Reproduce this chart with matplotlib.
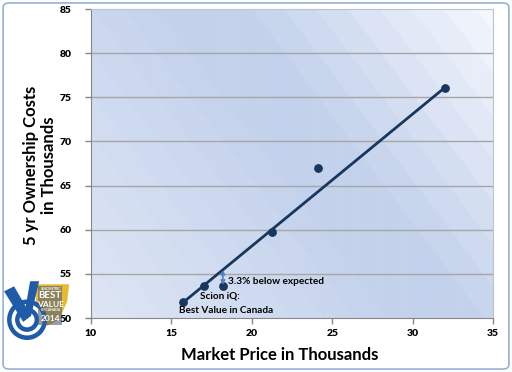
import numpy as np
import matplotlib.pyplot as plt
from matplotlib.patches import FancyBboxPatch, Polygon, Circle

# data
price = [15.75, 17.0, 18.2, 21.25, 24.1, 32.0]
ownership = [51.8, 53.6, 53.6, 59.7, 67.0, 76.1]
scion = 2  # index of the Scion iQ point
xticks = [10, 15, 20, 25, 30, 35]
yticks = [50, 55, 60, 65, 70, 75, 80, 85]

navy = '#17375e'
plt.rcParams['font.family'] = ['Lato', 'DejaVu Sans']

fig = plt.figure(figsize=(5.12, 3.72), dpi=100)
fig.patches.append(FancyBboxPatch((0.006, 0.008), 0.988, 0.984, boxstyle="round,pad=0,rounding_size=0.012",
                                  transform=fig.transFigure, fc='white', ec='#95b3d7', lw=1.2, zorder=-10))
ax = fig.add_axes([0.1777, 0.145, 0.7853, 0.8308])
ax.set_xlim(10, 35)
ax.set_ylim(50, 85)

# diagonal banded gradient behind the plot
gx, gy = np.meshgrid(np.linspace(10, 35, 400), np.linspace(85, 50, 310))
u = (gx - 10) * 16.06 - 0.75 * (85 - gy) * 8.83
u = np.floor(u / 32) * 32
dark = np.array([196, 210, 236]) / 255
lo = np.array([222, 230, 244]) / 255
hi = np.array([248, 250, 254]) / 255
t1 = np.clip((60 - u) / 300, 0, 1)[..., None]
t2 = np.clip((u - 140) / 260, 0, 1)[..., None]
img = dark + (lo - dark) * t1 + (hi - dark) * t2
ax.imshow(img, extent=[10, 35, 50, 85], aspect='auto', zorder=0)

for y in yticks[1:-1]:
    ax.axhline(y, color='#a6a6a6', lw=1, zorder=1)

ax.plot([price[0], price[-1]], [ownership[0], ownership[-1]], color=navy, lw=2, zorder=3)
ax.scatter(price, ownership, s=28, color=navy, zorder=4)

expected = ownership[0] + (price[scion] - price[0]) * (ownership[-1] - ownership[0]) / (price[-1] - price[0])
ax.annotate('', xy=(price[scion], expected), xytext=(price[scion], ownership[scion] + 0.15),
            arrowprops=dict(arrowstyle='<->', color='#4f81bd', lw=1.2, shrinkA=0, shrinkB=0,
                            mutation_scale=6), zorder=5)
ax.text(price[scion] + 0.35, 54.1, '3.3% below expected', fontsize=7.2, fontweight='bold', va='center', zorder=5)
ax.text(18.0, 52.45, 'Scion iQ:', fontsize=7.2, fontweight='bold', ha='center', va='center', zorder=5)
ax.text(18.4, 50.85, 'Best Value in Canada', fontsize=7.2, fontweight='bold', ha='center', va='center', zorder=5)

ax.set_xticks(xticks)
ax.set_yticks(yticks)
ax.tick_params(labelsize=7.5, length=4, color='#868686', width=1)
for lab in ax.get_xticklabels() + ax.get_yticklabels():
    lab.set_fontweight('heavy')
ax.tick_params(axis='x', pad=4)
ax.tick_params(axis='y', pad=10)
for s in ['top', 'right']:
    ax.spines[s].set_color('#b8c4d6')
for s in ['left', 'bottom']:
    ax.spines[s].set_color('#868686')

fig.text(0.547, 0.045, 'Market Price in Thousands', fontsize=12, fontweight='bold', ha='center', va='center')
fig.text(0.078, 0.555, '5 yr Ownership Costs\nin Thousands', fontsize=12, fontweight='bold',
         ha='center', va='center', rotation=90, linespacing=1.2)

# award badge, bottom left
lg = fig.add_axes([0.004, 0.086, 0.135, 0.158])
lg.set_xlim(0, 69)
lg.set_ylim(0, 58)
lg.axis('off')
blue = '#1f5ba8'
lg.add_patch(Polygon([[34, 55], [67, 55], [65, 38], [57, 20], [45, 14], [34, 28]], closed=True,
                     fc='#e8b830', ec='none'))
lg.add_patch(Circle((25, 20), 20, fc=blue, ec='none'))
lg.add_patch(Circle((25, 20), 15.5, fc='white', ec='none'))
lg.add_patch(Circle((25, 20), 12, fc=blue, ec='none'))
lg.add_patch(Circle((25, 20), 7.5, fc='white', ec='none'))
lg.add_patch(Polygon([[2, 48], [12, 53], [29, 24], [21, 18]], closed=True, fc=blue, ec='none'))
lg.add_patch(Polygon([[21, 18], [29, 24], [37, 58], [28, 58]], closed=True, fc=blue, ec='none'))
lg.add_patch(Polygon([[36, 53], [60, 53], [60, 15], [36, 15]], closed=True, fc='#4a5e78', ec='none', alpha=0.6))
lg.text(48, 50.5, 'VINCENTRIC', color='white', fontsize=2.5, fontweight='bold', ha='center', va='center')
lg.text(48, 44, 'BEST', color='white', fontsize=7, fontweight='bold', ha='center', va='center')
lg.text(48, 35.5, 'VALUE', color='white', fontsize=6, fontweight='bold', ha='center', va='center')
lg.text(48, 29.5, 'IN CANADA', color='white', fontsize=2.5, fontweight='bold', ha='center', va='center')
lg.text(48, 21.5, '2014', color='white', fontsize=6, fontweight='bold', ha='center', va='center')

fig.savefig('out.png', dpi=100)
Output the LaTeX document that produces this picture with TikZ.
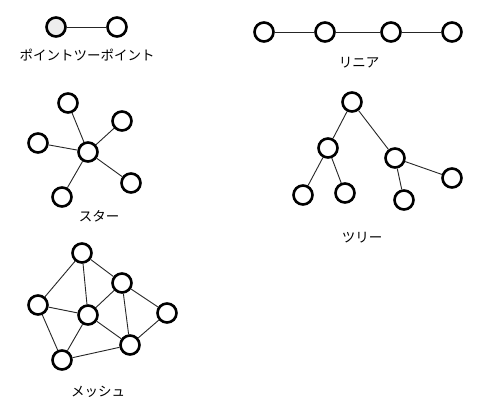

*Short task*. Transcribe exactly, please, the lines between the start of the records above and the line holding "ax.scatter(price, ownership, s=28, color=navy, zorder=4)", counting both of those lines and omitting pictures.

*Response to this task*.
Reproduce this chart with matplotlib.
import numpy as np
import matplotlib.pyplot as plt
from matplotlib.patches import FancyBboxPatch, Polygon, Circle

# data
price = [15.75, 17.0, 18.2, 21.25, 24.1, 32.0]
ownership = [51.8, 53.6, 53.6, 59.7, 67.0, 76.1]
scion = 2  # index of the Scion iQ point
xticks = [10, 15, 20, 25, 30, 35]
yticks = [50, 55, 60, 65, 70, 75, 80, 85]

navy = '#17375e'
plt.rcParams['font.family'] = ['Lato', 'DejaVu Sans']

fig = plt.figure(figsize=(5.12, 3.72), dpi=100)
fig.patches.append(FancyBboxPatch((0.006, 0.008), 0.988, 0.984, boxstyle="round,pad=0,rounding_size=0.012",
                                  transform=fig.transFigure, fc='white', ec='#95b3d7', lw=1.2, zorder=-10))
ax = fig.add_axes([0.1777, 0.145, 0.7853, 0.8308])
ax.set_xlim(10, 35)
ax.set_ylim(50, 85)

# diagonal banded gradient behind the plot
gx, gy = np.meshgrid(np.linspace(10, 35, 400), np.linspace(85, 50, 310))
u = (gx - 10) * 16.06 - 0.75 * (85 - gy) * 8.83
u = np.floor(u / 32) * 32
dark = np.array([196, 210, 236]) / 255
lo = np.array([222, 230, 244]) / 255
hi = np.array([248, 250, 254]) / 255
t1 = np.clip((60 - u) / 300, 0, 1)[..., None]
t2 = np.clip((u - 140) / 260, 0, 1)[..., None]
img = dark + (lo - dark) * t1 + (hi - dark) * t2
ax.imshow(img, extent=[10, 35, 50, 85], aspect='auto', zorder=0)

for y in yticks[1:-1]:
    ax.axhline(y, color='#a6a6a6', lw=1, zorder=1)

ax.plot([price[0], price[-1]], [ownership[0], ownership[-1]], color=navy, lw=2, zorder=3)
ax.scatter(price, ownership, s=28, color=navy, zorder=4)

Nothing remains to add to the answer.